A Mother’s Dying Wish Becomes A Daughter’s Nightmare
A deathbed promise leads a daughter on an incredible journey to write about her grandfather who was a famous war hero. But this journey had a terrible destination: the discovery that he was a Nazi collaborator.
Silvia Foti’s mother was dying. Wanting to preserve family history, Silvia’s mother asked her to write a book about Foti’s grandfather, Jonas Noreika, a famous WWII hero. Foti’s grandmother tried to intervene – begging her granddaughter not to write about her husband. “Just let history lie,” she whispered.
Foti had no idea that in keeping her promise to her mother, her discoveries would bring her to a personal crisis, unearth Holocaust denial, and expose an official cover-up by the Lithuanian government that resulted in an internationally-followed lawsuit.
Jonas Noreika was a Lithuanian known as General Storm. He led an uprising that won the country of Lithuania back from the communists, only to have it fall under Nazi control. He was an official during the Holocaust and chief of the second largest region in the country during the Nazi occupation, yet he became a prisoner in a Nazi concentration camp. Foti set out to write a heroic biography about her famous grandfather. But as she dug ever deeper, she “encountered so much evidence proving my flesh and blood ‘hero’ was a Jew-killer, even I could no longer believe the lie.”
Storm in the Land of Rain is Foti’s memoir, a first-hand account of her journey, which began as an act of family pride and ended with uncovering the secret her family, and an entire nation, had kept hidden for 80 years. A literary narrative of the Holocaust in Lithuania through the lens of one perpetrator, as well as a journalistic investigation, in which Silvia interviews nearly 100 witnesses and combs through thousands of documents. It addresses:
- How should our family’s past, shameful or noble, shape our identity?
- How could one man be revered as a hero, having a grammar school named after him, and yet be a villain responsible for the deaths of thousands?
- Why are some European countries still in denial about their role in the Holocaust?
- How was this kept secret until now?
The book originally appeared as a hardback The Nazi’s Granddaughter: How I Discovered My Grandfather was a War Criminal. The new title alludes to her grandfather known as General Storm and Lithuania known as Land of Rain.
Foti has paired up with Grant Gochin, a Lithuanian Jew living in California, who has initiated multiple lawsuits against the Genocide and Resistance Research Centre of Lithuania, requesting that it cease honoring Jonas Noreika as a WWII hero.
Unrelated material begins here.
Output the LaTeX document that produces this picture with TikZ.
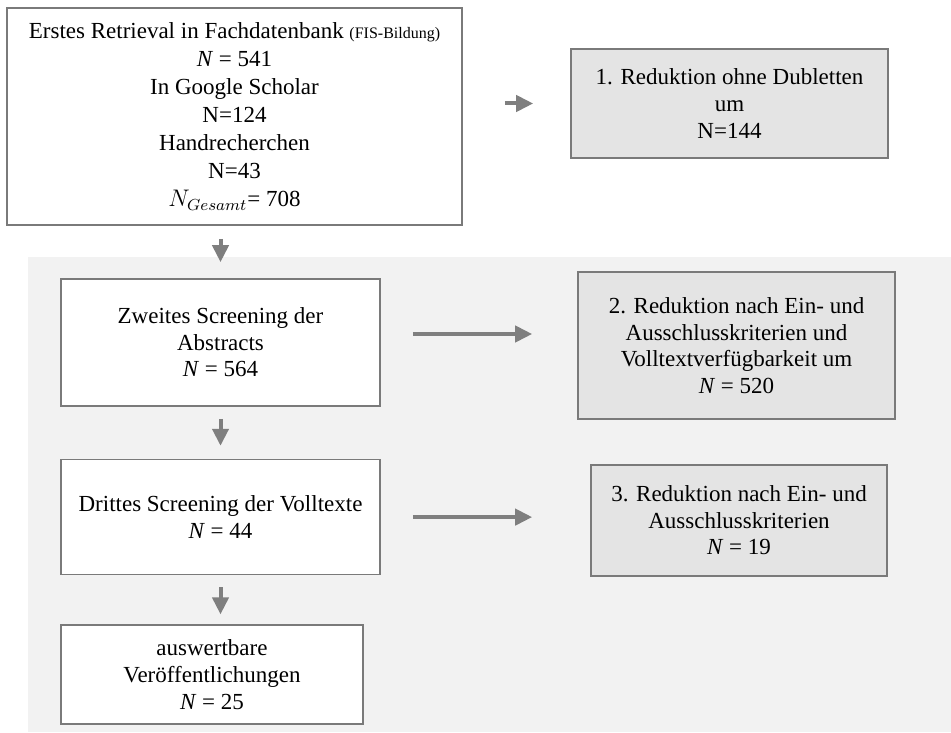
\documentclass[tikz,border=0pt]{standalone}
\usepackage{fontspec}
\setmainfont{Liberation Serif}
\usepackage{tikz}
\usetikzlibrary{positioning,arrows.meta}

\definecolor{boxline}{HTML}{7A7A7A}
\definecolor{boxgray}{HTML}{E4E4E4}
\definecolor{panelgray}{HTML}{F2F2F2}
\definecolor{arrowgray}{HTML}{7F7F7F}

\begin{document}
\begin{tikzpicture}[
  x=0.5pt, y=-0.5pt,
  box/.style={draw=boxline, line width=0.8pt, fill=#1, align=center, inner sep=2pt,
              font=\fontsize{11.5}{13.3}\selectfont},
  box/.default=white,
  arr/.style={-{Triangle[length=8.5pt,width=8pt]}, line width=2pt, draw=arrowgray}
]
  \useasboundingbox (0,0) rectangle (951,732);
  % hellgrauer Bereich fuer das Screening
  \fill[panelgray] (28,257) rectangle (951,732);

  \node[box, minimum width=227.5pt, minimum height=108.5pt,
        font=\fontsize{11.5}{14}\selectfont] (fis) at (234.5,116.5)
    {Erstes Retrieval in Fachdatenbank {\fontsize{8}{9}\selectfont (FIS-Bildung)}\\
     \textit{N} = 541\\ In Google Scholar\\ N=124\\ Handrecherchen\\ N=43\\
     $N_{Gesamt}$= 708};
  \node[box=boxgray, minimum width=158.5pt, minimum height=54.5pt] (red1) at (729.5,103.5)
    {1. Reduktion ohne Dubletten\\ um\\ N=144};

  \node[box, minimum width=159.5pt, minimum height=63.5pt] (zweites) at (220.5,342.5)
    {Zweites Screening der\\ Abstracts\\ \textit{N} = 564};
  \node[box, minimum width=159.5pt, minimum height=57.5pt, below=26pt of zweites] (drittes)
    {Drittes Screening der Volltexte\\ \textit{N} = 44};
  \node[box, minimum width=151pt, minimum height=49.5pt,
        below=24.5pt of drittes.south west, anchor=north west] (final)
    {auswertbare\\ Veröffentlichungen\\ \textit{N} = 25};

  \node[box=boxgray, minimum width=158.5pt, minimum height=73.5pt] (red2) at (736.5,345.5)
    {2. Reduktion nach Ein- und\\ Ausschlusskriterien und\\ Volltextverfügbarkeit um\\ \textit{N} = 520};
  \node[box=boxgray, minimum width=148pt, minimum height=55.5pt] (red3) at (739,520.5)
    {3. Reduktion nach Ein- und\\ Ausschlusskriterien\\ \textit{N} = 19};

  \draw[arr, shorten <=21pt, shorten >=18.5pt] (fis.east |- red1.west) -- (red1.west);
  \draw[arr, shorten <=6.5pt, shorten >=8pt] (fis.south -| zweites.north) -- (zweites.north);
  \draw[arr, shorten <=16pt, shorten >=22.5pt] ([yshift=4.25pt]zweites.east)
    -- ([yshift=4.25pt]zweites.east -| red2.west);
  \draw[arr, shorten <=6pt, shorten >=6.5pt] (zweites.south) -- (drittes.north);
  \draw[arr, shorten <=16pt, shorten >=29pt] (drittes.east) -- (drittes.east -| red3.west);
  \draw[arr, shorten <=6pt, shorten >=5pt] (drittes.south) -- (drittes.south |- final.north);
\end{tikzpicture}
\end{document}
Gochin had more than 100 relatives murdered in the Lithuanian Holocaust, claiming that Foti’s grandfather was responsible.
The book has been translated into Lithuanian (Kitos Knygos) as Vėtra Lietaus Šalyje, Hungarian (Múlt és Jövő), and Polish (Wielka Litera).
Harper Collins Mexico, Spanish edition, available: Mi Abuelo: El General Storm ¿Héroe o criminal nazi?
“The Nazi’s Granddaughter is an introspective and sensitive account of Silvia Foti’s search for the truth about her “heroic” grandfather, who had been incarcerated by the Nazis in 1943 as a Lithuanian nationalist and executed by the Soviet regime as an anti-communist resister in 1947. Despite systematic prevarication by Lithuanian officials, friends, and family, she gradually assembles the contrasting portrait of a man who was also an anti-Semitic pamphleteer in the 1930s and a Nazi collaborator and Jew-killer in 1941.”
–Christopher R. Browning, Frank Porter Graham Professor of History Emeritus, University of North Carolina at Chapel Hill
From Michael Kretzmer, director of J’Accuse!
The Noreika insult beggars belief. Let me summarise: the Lithuanian government, via its Orwellian Genocide Centre, has manufactured a crude mythology based on lies in order to hero-worship a notorious mass murderer, thief and polemical antisemite. Jonas Noreika murdered as many as 14,500 Jews in conditions of unimaginable cruelty and his guilt has been known for decades. Most recently Noreika’s own extraordinary granddaughter, Silvia Foti, has axiomatically blown apart the pathetic denialists in Vilnius. Her book, Storm in the Land of Rain, and her devastating testimony in the film J’Accuse! has left them looking naked, nasty and ridiculous.